AER takes into account the effect of compound interest and expresses the rate as if interest were paid and compounded once per year. So AER is a standardised way to compare the interest rates across different accounts, and make sure you understand the interest you earn.

Interest rates are also relevant to savings accounts but for this, they are usually referred to as the “yield” or “return” on your deposits. 

Why Do Interest Rates Change?

There are several factors as to how interest rates are determined. This includes the monetary policy of the central bank (such as the Bank of England), the strength of the economy and the overall level of inflation.

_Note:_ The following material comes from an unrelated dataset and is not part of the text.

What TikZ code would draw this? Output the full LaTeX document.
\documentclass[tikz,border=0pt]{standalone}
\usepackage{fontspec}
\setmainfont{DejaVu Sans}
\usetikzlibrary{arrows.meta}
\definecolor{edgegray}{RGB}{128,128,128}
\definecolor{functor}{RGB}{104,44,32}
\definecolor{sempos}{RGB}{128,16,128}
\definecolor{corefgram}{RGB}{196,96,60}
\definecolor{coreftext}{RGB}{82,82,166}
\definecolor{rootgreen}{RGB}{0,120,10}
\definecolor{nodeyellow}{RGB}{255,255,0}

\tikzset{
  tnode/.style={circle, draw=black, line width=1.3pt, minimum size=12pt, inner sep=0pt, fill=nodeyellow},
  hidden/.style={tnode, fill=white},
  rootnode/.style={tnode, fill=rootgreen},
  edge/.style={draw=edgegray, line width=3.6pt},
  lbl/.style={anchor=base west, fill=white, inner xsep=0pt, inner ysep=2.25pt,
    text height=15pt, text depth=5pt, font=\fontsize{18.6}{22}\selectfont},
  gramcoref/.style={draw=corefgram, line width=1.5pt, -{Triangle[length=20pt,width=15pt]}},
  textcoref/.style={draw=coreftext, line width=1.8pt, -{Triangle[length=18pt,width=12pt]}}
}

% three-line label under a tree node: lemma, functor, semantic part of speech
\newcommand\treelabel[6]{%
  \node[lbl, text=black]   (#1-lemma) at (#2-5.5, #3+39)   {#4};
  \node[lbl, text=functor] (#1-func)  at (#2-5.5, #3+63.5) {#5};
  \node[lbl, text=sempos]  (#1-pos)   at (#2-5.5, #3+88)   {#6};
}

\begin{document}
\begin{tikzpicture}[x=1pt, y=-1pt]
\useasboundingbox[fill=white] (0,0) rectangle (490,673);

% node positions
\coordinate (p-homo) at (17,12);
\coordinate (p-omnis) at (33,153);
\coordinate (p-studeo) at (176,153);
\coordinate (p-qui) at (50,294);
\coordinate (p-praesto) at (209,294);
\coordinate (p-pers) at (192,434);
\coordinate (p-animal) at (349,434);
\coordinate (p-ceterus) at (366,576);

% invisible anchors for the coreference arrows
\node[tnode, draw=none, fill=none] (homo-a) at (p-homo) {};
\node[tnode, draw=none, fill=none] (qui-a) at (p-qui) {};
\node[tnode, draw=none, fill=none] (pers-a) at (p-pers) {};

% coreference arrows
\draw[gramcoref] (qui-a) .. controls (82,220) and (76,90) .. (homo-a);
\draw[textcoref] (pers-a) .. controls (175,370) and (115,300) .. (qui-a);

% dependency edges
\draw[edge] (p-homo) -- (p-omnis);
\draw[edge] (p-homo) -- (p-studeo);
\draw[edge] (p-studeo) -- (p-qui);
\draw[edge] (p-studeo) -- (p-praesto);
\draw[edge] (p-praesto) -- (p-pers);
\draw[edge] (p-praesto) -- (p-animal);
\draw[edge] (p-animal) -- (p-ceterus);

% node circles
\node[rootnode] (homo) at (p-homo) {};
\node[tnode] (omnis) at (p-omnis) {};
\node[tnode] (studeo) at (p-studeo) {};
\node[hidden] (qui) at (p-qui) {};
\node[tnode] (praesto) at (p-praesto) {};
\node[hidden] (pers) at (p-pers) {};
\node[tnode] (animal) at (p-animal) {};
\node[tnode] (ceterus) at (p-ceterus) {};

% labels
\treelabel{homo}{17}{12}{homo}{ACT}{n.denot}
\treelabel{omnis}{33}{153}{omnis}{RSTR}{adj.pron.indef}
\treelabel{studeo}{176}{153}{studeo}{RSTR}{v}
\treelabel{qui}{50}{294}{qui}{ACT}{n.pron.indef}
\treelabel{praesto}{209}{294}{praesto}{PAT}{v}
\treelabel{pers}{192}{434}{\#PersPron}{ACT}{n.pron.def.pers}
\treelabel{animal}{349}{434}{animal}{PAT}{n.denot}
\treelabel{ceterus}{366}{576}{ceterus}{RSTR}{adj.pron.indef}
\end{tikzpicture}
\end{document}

  1. Inflation: When inflation is high, it means the purchasing power of money is decreasing and requires more money to purchase goods and services. Raised interest rates make borrowing more expensive which can slow economic growth whilst reducing inflation.
  2. Economy: If the economy is struggling and unemployment is high, central banks, such as the Bank of England, could lower interest rates to encourage borrowing and spending. This can help stimulate economic growth.
  3. Monetary Policy: Central banks can use a variety of tools to control the money supply and interest rates in the economy. For example, buying or selling government bonds on the open market can influence interest rates and the supply of money. Governments can also have an influence on interest rates through policy decisions.

What Types of Interest Rates Are There? 

There are several different types of interest rates which can apply to different types of financial products. The two common types of interest rates are:

  1. Fixed Interest Rate: A fixed interest rate is when an interest rate remains the same over the life of a fixed term or other financial product. For example, a fixed-notice account means it’ll have the same interest rate for the entire fixed term period. 
  2. Variable interest Rate: A variable interest rate is when an interest rate can change over time. This is typically based on an underlying index such as the prime rate, market conditions and is dictated by the bank's strategy and control.

There are different types of interest rates that can impact the overall cost of a loan. It’s important to understand the type of interest rate that applies to any given product before making a financial decision. See the best saving interest rates.

How Do Interest Rates Affect My Savings?

Interest rates can affect and benefit your savings account by increasing the amount of money you earn on your deposits. Often, when you deposit money into a savings account, the bank pays you interest on that money. This is expressed as an annual percentage of the total deposit. 

When interest rates are high, it means you can earn a higher return on your savings. This can help your money grow faster. High-interest rates can also help you protect the value of your cash against inflation. This means that your savings lose less value over time. 

Interest rates can vary widely between different types of savings accounts and between banks. It’s always important to do your research into savings accounts and banks to ensure you’re getting  a competitive interest rate and that your money is protected by initiatives such as the FSCS (Financial Services Compensation Scheme).